## Begin Supplied material
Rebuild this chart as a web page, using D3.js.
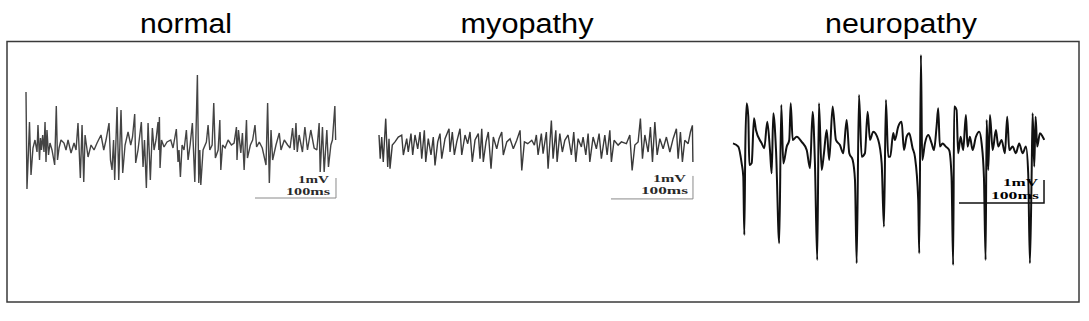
<!DOCTYPE html>
<html lang="en">
<head>
<meta charset="utf-8">
<script src="https://d3js.org/d3.v7.min.js"></script>
<title>EMG traces</title>
<style>
  body { margin: 0; background: #fff; }
</style>
</head>
<body>
<script>
// panel titles
var titles = ['normal', 'myopathy', 'neuropathy'];

// scale bar values and labels
var barMV = 1, barMS = 100;
var barLabels = ['1mV', '100ms'];

// normal trace: time (ms), amplitude (mV)
var normalT = [0,1.2,3.1,4.3,6.2,8.6,11.1,13.6,14.8,16.7,
  17.9,19.1,20.6,22.2,23.5,24.7,25.9,27.8,29.6,32.1,
  35.4,37.4,38.9,40.8,43.2,46.9,49.4,51.9,55.6,59.3,
  61.8,64.2,67.1,69.2,71.3,72.9,76.6,80.3,84.0,87.7,
  92.6,96.0,98.8,102.5,104.3,106.2,108.1,109.5,112.4,114.5,
  117.3,119.4,122.3,126.0,129.3,131.5,134.2,135.4,138.3,142.4,
  144.5,146.3,148.6,150.7,153.5,156.0,158.1,160.5,163.0,164.0,
  164.7,165.5,167.3,170.4,174.1,178.7,181.5,185.6,187.7,188.9,
  190.6,192.7,195.1,198.0,200.1,202.6,205.4,208.4,211.6,213.3,
  214.6,215.8,218.6,222.7,224.8,226.9,229.8,231.8,233.8,237.2,
  239.3,240.5,242.7,245.8,249.5,253.6,256.9,259.8,260.5,262.3,
  265.2,267.2,269.3,272.2,273.4,277.0,279.8,282.7,284.7,288.0,
  291.7,296.3,298.3,300.4,302.5,304.5,308.6,312.7,314.8,318.9,
  323.0,326.0,329.1,331.2,333.3,334.9,337.2,341.3,344.3,347.5,
  351.6,355.7,359.1,361.9,363.2,366.0,368.1,371.4,373.4,376.4,
  378.3,381.3,382.3];
var normalV = [2.75,-2.1,-0.15,1.25,-1.4,-0.05,0.35,-0.25,1.1,-0.65,
  0.45,-0.15,0.6,-0.25,1.25,-0.75,0.85,-0.4,0.2,-0.15,
  -0.9,2.05,-0.65,-0.05,0.35,0.2,-0.15,0.35,-0.3,0.2,
  -0.15,1.2,-1.55,1.1,-1.75,0.6,-0.5,0.1,-0.15,0.2,
  0.6,-0.15,0.35,1.2,-0.65,-1.15,0.35,-1.65,2.0,-1.65,
  1.85,-1.3,0.1,0.75,0.1,0.5,1.65,-0.8,-0.15,1.25,
  -1.0,0.35,-2.05,1.2,-1.65,0.95,-0.15,0.35,1.25,-0.15,
  1.5,-1.05,0.35,0,0.25,0.35,-0.05,0.9,-0.75,-0.15,
  -1.5,0.1,-0.15,0.85,-0.65,0.1,1.2,-1.75,3.6,-1.8,
  -0.15,-1.9,-0.15,0.25,1.1,-0.15,0.1,2.2,-0.55,-0.15,
  1.35,-1.15,0.1,-0.05,0.35,0.1,0.2,1.0,-0.65,0.85,
  -0.3,0.7,-1.15,1.35,-0.55,0.1,0.35,1.1,0,0.25,
  -0.05,-0.9,2.2,-1.8,0.85,-0.65,0.1,0.7,-0.15,0.35,
  0.1,-0.05,0.95,-0.15,1.2,-0.25,0.6,-0.25,1.0,-0.15,
  0.85,-0.05,-0.15,1.2,-1.25,1.0,-1.25,0.85,-1.0,0.1,
  0.35,2.05,0.35];

// myopathy trace
var myopathyT = [0,1.5,3.3,5.2,8.2,10.6,12.2,13.4,16.2,19.5,
  23.5,27.7,29.7,33.8,35.7,39.0,41.1,43.9,47.2,50.0,
  52.1,55.3,57.0,60.1,63.4,66.2,68.3,71.6,74.4,76.5,
  80.5,85.4,86.6,89.4,91.9,94.8,98.8,100.9,104.9,108.2,
  111.0,113.8,117.1,121.1,123.2,125.3,127.2,130.5,133.3,136.6,
  139.4,143.6,146.4,149.7,151.6,155.8,159.8,163.8,168.0,172.0,
  174.1,177.3,181.4,186.3,189.5,
  191.9,194.0,198.0,200.1,204.1,206.2,210.2,212.3,215.6,217.2,
  220.5,223.6,226.6,230.6,234.6,237.5,240.0,242.8,246.8,248.9,
  252.2,255.0,257.1,261.1,265.1,268.4,271.2,275.4,278.2,281.5,
  283.4,286.7,291.6,295.6,301.7,305.9,308.7,312.0,316.0,318.8,
  321.3,324.2,328.2,331.0,333.5,336.4,339.2,342.5,346.5,350.5,
  354.7,358.7,362.7,364.8,367.6,370.0,372.9,377.0,379.8,382.2,
  382.8];
var myopathyV = [0.37,-0.66,0.28,-0.8,1.08,-1.02,0.21,-1.1,-0.07,0.07,
  0.28,0.36,-0.5,0.21,-0.37,0.43,-0.5,0.37,-0.23,0.5,
  -0.66,0.57,-0.8,0.21,-0.5,0.28,-0.95,0.07,0.43,-0.66,
  0.21,0.64,-0.37,0.5,-0.5,0.07,0.64,-0.5,0.37,-0.01,
  0.5,-0.8,0.15,0.43,-0.66,0.64,-0.8,0.07,0.5,-1.1,
  0.28,-0.23,0.21,0.5,-0.5,0.07,0.21,-0.23,0.14,0.57,
  -1.17,0.07,-0.01,0.14,-0.07,
  0.37,-0.5,0.43,-0.44,0.5,-1.1,1.0,-0.66,0.57,-0.8,
  0.43,-0.37,0.14,0.37,-0.5,0.5,-0.8,0.21,-0.15,0.28,
  -0.5,0.43,-0.8,0.28,-0.23,0.43,-0.66,0.37,-0.5,0.57,
  -0.8,0.14,-0.07,0.07,-0.01,0.37,-1.17,-0.07,0.07,1.08,
  -0.66,0.37,-0.37,0.72,-0.8,0.93,-0.5,0.21,-0.23,0.28,
  -0.37,0.21,0.64,-0.66,0.5,-0.8,0.14,-0.01,0.5,0.79,
  -0.8];

// neuropathy trace
var neuropathyT = [0,6.2,10.2,12.1,13.3,14.5,16.1,18.0,19.2,22.0,
  24.7,27.0,33.8,36.8,40.3,43.5,45.5,47.4,50.6,54.4,
  56.8,59.2,63.2,66.2,67.9,70.2,74.9,80.8,86.7,90.6,
  93.7,96.4,99.1,101.1,104.3,107.0,110.2,113.2,117.2,121.1,
  125.8,129.7,133.7,136.8,140.8,143.5,145.5,148.2,151.4,155.2,
  158.4,161.1,165.0,170.9,174.9,177.6,179.9,182.6,185.0,188.5,
  190.5,194.4,198.4,201.1,204.3,207.3,211.3,214.0,217.9,219.1,
  221.1,222.6,225.8,229.7,233.7,236.4,239.5,241.4,243.4,246.6,
  250.4,254.3,257.1,259.0,260.2,263.0,264.9,267.8,270.8,274.0,
  276.0,278.7,281.9,285.8,289.7,292.5,295.2,297.2,298.4,300.3,
  302.3,305.5,309.3,312.1,316.0,319.9,322.6,325.0,329.0,332.8,
  336.7,340.7,344.6,347.3,349.3,351.3,352.5,354.4,356.0,357.9,
  361.1,364.3,366.2];
var neuropathyV = [0.07,-0.07,-0.8,-1.38,-3.91,-0.07,1.81,1.23,-0.87,-0.78,
  1.16,0.65,0.07,-0.14,1.01,-0.22,-1.23,1.38,-0.22,-4.27,
  1.74,-0.8,-0.07,0.22,1.81,0.22,0.36,0.14,-0.22,-1.01,
  1.45,-0.8,-5.0,1.81,-1.09,-0.36,0.65,-0.65,1.67,0.22,
  0,-0.36,1.09,-0.36,-0.65,-1.52,-5.14,2.17,-0.51,-0.36,
  1.45,0.22,0.58,0.22,-0.8,-3.55,1.96,-0.51,-0.51,0.52,
  0.22,0.8,1.01,-0.22,0.36,0.51,-0.14,-0.51,-2.39,-4.71,
  3.91,-0.65,0.07,0.43,0.07,-0.22,0.8,1.6,-0.07,0.07,
  -0.07,-0.22,-1.38,-5.22,1.67,1.52,-0.36,0.36,-0.22,1.3,
  -0.07,0.36,-0.22,0.36,0.58,0.07,-1.38,-5.0,1.09,-1.09,
  1.3,-0.22,0.65,-0.07,0.22,-0.36,1.23,-0.22,-0.07,-0.36,
  0.07,-0.36,-0.07,-1.23,-5.14,-1.38,1.38,-0.94,1.23,-0.07,
  0.51,0.36,0.22];

var width = 1089, height = 321;

// layout of each panel (pixels) and where its scale bar corner sits (ms, mV)
var panels = [
  {title: titles[0], t: normalT, v: normalV, x0: 26, pxMs: 0.81, y0: 147, pxMV: 20,
   color: '#444', sw: 1.4, curve: d3.curveLinear, barT: 382.7, barV: -2.55,
   barColor: '#8a8a8a', barW: 1, labColor: '#2a2a2a', lab1: [31, 15, 7], lab2: [44, 3.5, 6], titleX: 186, titleW: 92},
  {title: titles[1], t: myopathyT, v: myopathyV, x0: 379, pxMs: 0.82, y0: 143.5, pxMV: 23,
   color: '#3a3a3a', sw: 1.4, curve: d3.curveLinear, barT: 382.9, barV: -2.41,
   barColor: '#8a8a8a', barW: 1, labColor: '#2a2a2a', lab1: [33, 16.5, 7], lab2: [47, 4.5, 5], titleX: 527, titleW: 133},
  {title: titles[2], t: neuropathyT, v: neuropathyV, x0: 733, pxMs: 0.85, y0: 145, pxMV: 23,
   color: '#111', sw: 2, curve: d3.curveMonotoneX, barT: 365.9, barV: -2.52,
   barColor: '#111', barW: 1.5, labColor: '#000', lab1: [35, 16.5, 6], lab2: [48, 3.5, 5], titleX: 901, titleW: 152}
];

var svg = d3.select('body')
  .append('svg')
  .attr('width', width)
  .attr('height', height);

svg.append('rect')
  .attr('width', width).attr('height', height)
  .attr('fill', '#fff');

// frame
svg.append('rect')
  .attr('x', 7).attr('y', 41.5)
  .attr('width', 1072).attr('height', 260.5)
  .attr('fill', 'none')
  .attr('stroke', '#3a3a3a')
  .attr('stroke-width', 1.5);

panels.forEach(function(p) {
  var x = d3.scaleLinear().domain([0, 100]).range([p.x0, p.x0 + 100 * p.pxMs]);
  var y = d3.scaleLinear().domain([0, 1]).range([p.y0, p.y0 - p.pxMV]);

  // title
  svg.append('text')
    .attr('x', p.titleX - p.titleW / 2)
    .attr('y', 33)
    .attr('textLength', p.titleW)
    .attr('lengthAdjust', 'spacingAndGlyphs')
    .attr('font-family', 'Liberation Sans, Arial, sans-serif')
    .attr('font-size', 27)
    .attr('fill', '#000')
    .text(p.title);

  // trace
  var pts = d3.zip(p.t, p.v);
  var line = d3.line()
    .x(function(d) { return x(d[0]); })
    .y(function(d) { return y(d[1]); })
    .curve(p.curve);

  svg.append('path')
    .datum(pts)
    .attr('d', line)
    .attr('fill', 'none')
    .attr('stroke', p.color)
    .attr('stroke-width', p.sw)
    .attr('stroke-linejoin', 'miter')
    .attr('stroke-miterlimit', 2);

  // scale bar: 100 ms horizontal, 1 mV vertical
  var bx1 = x(p.barT), bx0 = x(p.barT - barMS);
  var by0 = y(p.barV), by1 = y(p.barV + barMV);
  svg.append('path')
    .attr('d', 'M' + bx0 + ',' + by0 + 'H' + bx1 + 'V' + by1)
    .attr('fill', 'none')
    .attr('stroke', p.barColor)
    .attr('stroke-width', p.barW);

  [p.lab1, p.lab2].forEach(function(l, i) {
    svg.append('text')
      .attr('x', bx1 - l[2] - l[0])
      .attr('y', by0 - l[1])
      .attr('textLength', l[0])
      .attr('lengthAdjust', 'spacingAndGlyphs')
      .attr('font-family', 'Liberation Serif, Times New Roman, serif')
      .attr('font-weight', 'bold')
      .attr('font-size', 9.5)
      .attr('fill', p.labColor)
      .text(barLabels[i]);
  });
});
</script>
</body>
</html>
## End Supplied material
Return, unchanged, the lines from the first line of the material through the line that holds "var barLabels = ['1mV', '100ms'];", inclusive, omitting pictures.

Rebuild this chart as a web page, using D3.js.
<!DOCTYPE html>
<html lang="en">
<head>
<meta charset="utf-8">
<script src="https://d3js.org/d3.v7.min.js"></script>
<title>EMG traces</title>
<style>
  body { margin: 0; background: #fff; }
</style>
</head>
<body>
<script>
// panel titles
var titles = ['normal', 'myopathy', 'neuropathy'];

// scale bar values and labels
var barMV = 1, barMS = 100;
var barLabels = ['1mV', '100ms'];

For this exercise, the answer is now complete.